Task:
Reproduce every entry below precisely; do not include the pictures.

[start of Data excerpts]

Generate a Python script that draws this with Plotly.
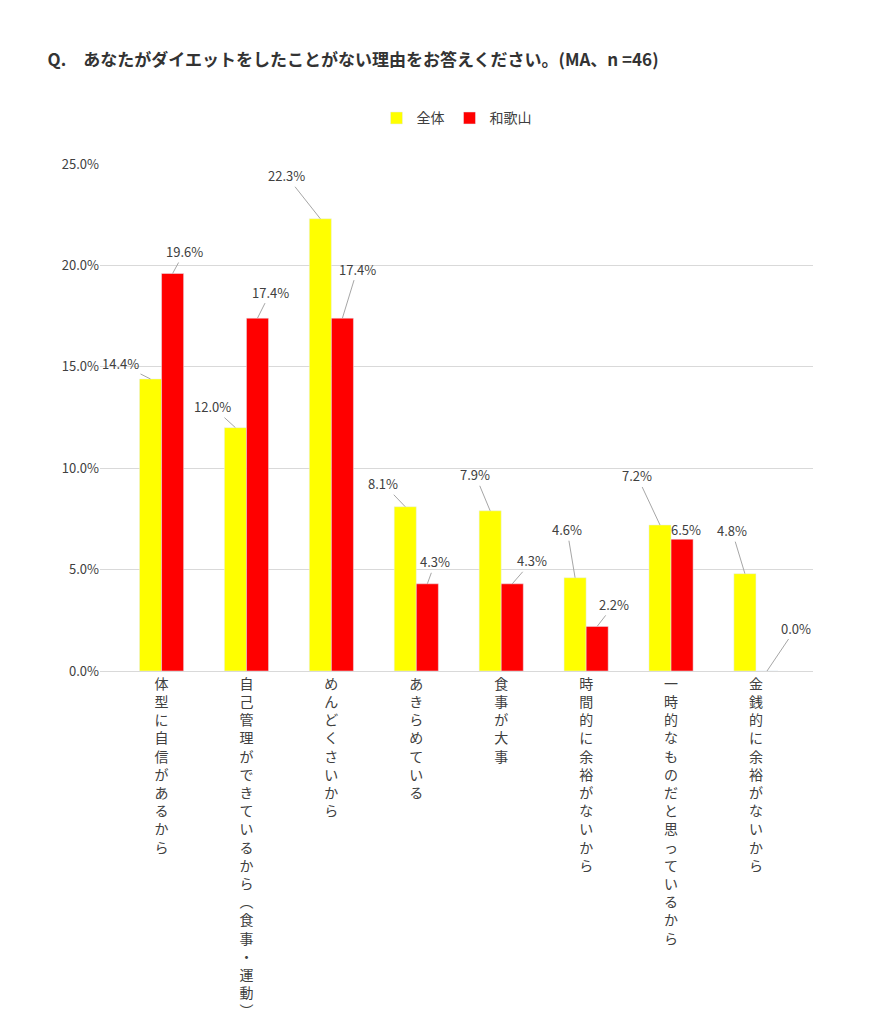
import plotly.graph_objects as go

categories = ["体型に自信があるから", "自己管理ができているから︵食事・運動︶", "めんどくさいから", "あきらめている",
              "食事が大事", "時間的に余裕がないから", "一時的なものだと思っているから", "金銭的に余裕がないから"]
zentai = [14.4, 12.0, 22.3, 8.1, 7.9, 4.6, 7.2, 4.8]
wakayama = [19.6, 17.4, 17.4, 4.3, 4.3, 2.2, 6.5, 0.0]
off_z = [(-30, -15), (-23, -21), (-34, -43), (-22, -23), (-15, -36), (-8, -48), (-23, -49), (-13, -43)]
off_w = [(12, -22), (13, -26), (15, -49), (8, -22), (20, -23), (17, -22), (4, -10), (29, -43)]

ticks = ["<br>".join(c) for c in categories]
fig = go.Figure()
fig.add_bar(x=ticks, y=zentai, name="全体", marker_color="#FFFF00", offsetgroup=0)
fig.add_bar(x=ticks, y=wakayama, name="和歌山", marker_color="#FF0000", offsetgroup=1)

for i, t in enumerate(ticks):
    for vals, offs, xs in ((zentai, off_z, -0.13), (wakayama, off_w, 0.13)):
        ax, ay = offs[i]
        fig.add_annotation(x=i + xs, y=vals[i], xref="x", yref="y", text=f"{vals[i]:.1f}%",
                           showarrow=True, arrowhead=0, arrowwidth=1, arrowcolor="#a6a6a6",
                           ax=ax, ay=ay, font=dict(size=13, color="#404040"), standoff=0)

fig.update_layout(
    width=879, height=1024, plot_bgcolor="white", paper_bgcolor="white",
    font=dict(family="Noto Sans CJK JP", color="#404040", size=13),
    title=dict(text="<b>Q.　あなたがダイエットをしたことがない理由をお答えください。(MA、n =46)</b>",
               x=0.045, y=0.955, xanchor="left", font=dict(size=17, color="#333")),
    barmode="group", bargap=0.48, bargroupgap=0,
    margin=dict(l=92, r=74, t=156, b=339),
    legend=dict(orientation="h", x=0.5, xanchor="center", y=1.09, yanchor="middle", font=dict(size=14)),
    xaxis=dict(showline=True, linecolor="#d9d9d9", tickfont=dict(size=14), ticks="outside", ticklen=0),
    yaxis=dict(range=[0, 25], dtick=5, ticksuffix="%", tickformat=".1f", gridcolor="#d9d9d9",
               zeroline=False, showline=False),
)
fig.write_html("out.html")
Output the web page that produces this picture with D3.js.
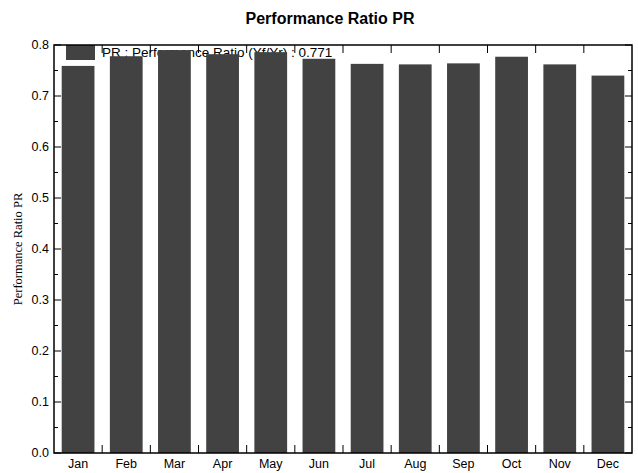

[end of Data excerpts]

In response:
Generate a Python script that draws this with Plotly.
import plotly.graph_objects as go

categories = ["体型に自信があるから", "自己管理ができているから︵食事・運動︶", "めんどくさいから", "あきらめている",
              "食事が大事", "時間的に余裕がないから", "一時的なものだと思っているから", "金銭的に余裕がないから"]
zentai = [14.4, 12.0, 22.3, 8.1, 7.9, 4.6, 7.2, 4.8]
wakayama = [19.6, 17.4, 17.4, 4.3, 4.3, 2.2, 6.5, 0.0]
off_z = [(-30, -15), (-23, -21), (-34, -43), (-22, -23), (-15, -36), (-8, -48), (-23, -49), (-13, -43)]
off_w = [(12, -22), (13, -26), (15, -49), (8, -22), (20, -23), (17, -22), (4, -10), (29, -43)]

ticks = ["<br>".join(c) for c in categories]
fig = go.Figure()
fig.add_bar(x=ticks, y=zentai, name="全体", marker_color="#FFFF00", offsetgroup=0)
fig.add_bar(x=ticks, y=wakayama, name="和歌山", marker_color="#FF0000", offsetgroup=1)

for i, t in enumerate(ticks):
    for vals, offs, xs in ((zentai, off_z, -0.13), (wakayama, off_w, 0.13)):
        ax, ay = offs[i]
        fig.add_annotation(x=i + xs, y=vals[i], xref="x", yref="y", text=f"{vals[i]:.1f}%",
                           showarrow=True, arrowhead=0, arrowwidth=1, arrowcolor="#a6a6a6",
                           ax=ax, ay=ay, font=dict(size=13, color="#404040"), standoff=0)

fig.update_layout(
    width=879, height=1024, plot_bgcolor="white", paper_bgcolor="white",
    font=dict(family="Noto Sans CJK JP", color="#404040", size=13),
    title=dict(text="<b>Q.　あなたがダイエットをしたことがない理由をお答えください。(MA、n =46)</b>",
               x=0.045, y=0.955, xanchor="left", font=dict(size=17, color="#333")),
    barmode="group", bargap=0.48, bargroupgap=0,
    margin=dict(l=92, r=74, t=156, b=339),
    legend=dict(orientation="h", x=0.5, xanchor="center", y=1.09, yanchor="middle", font=dict(size=14)),
    xaxis=dict(showline=True, linecolor="#d9d9d9", tickfont=dict(size=14), ticks="outside", ticklen=0),
    yaxis=dict(range=[0, 25], dtick=5, ticksuffix="%", tickformat=".1f", gridcolor="#d9d9d9",
               zeroline=False, showline=False),
)
fig.write_html("out.html")
Output the web page that produces this picture with D3.js.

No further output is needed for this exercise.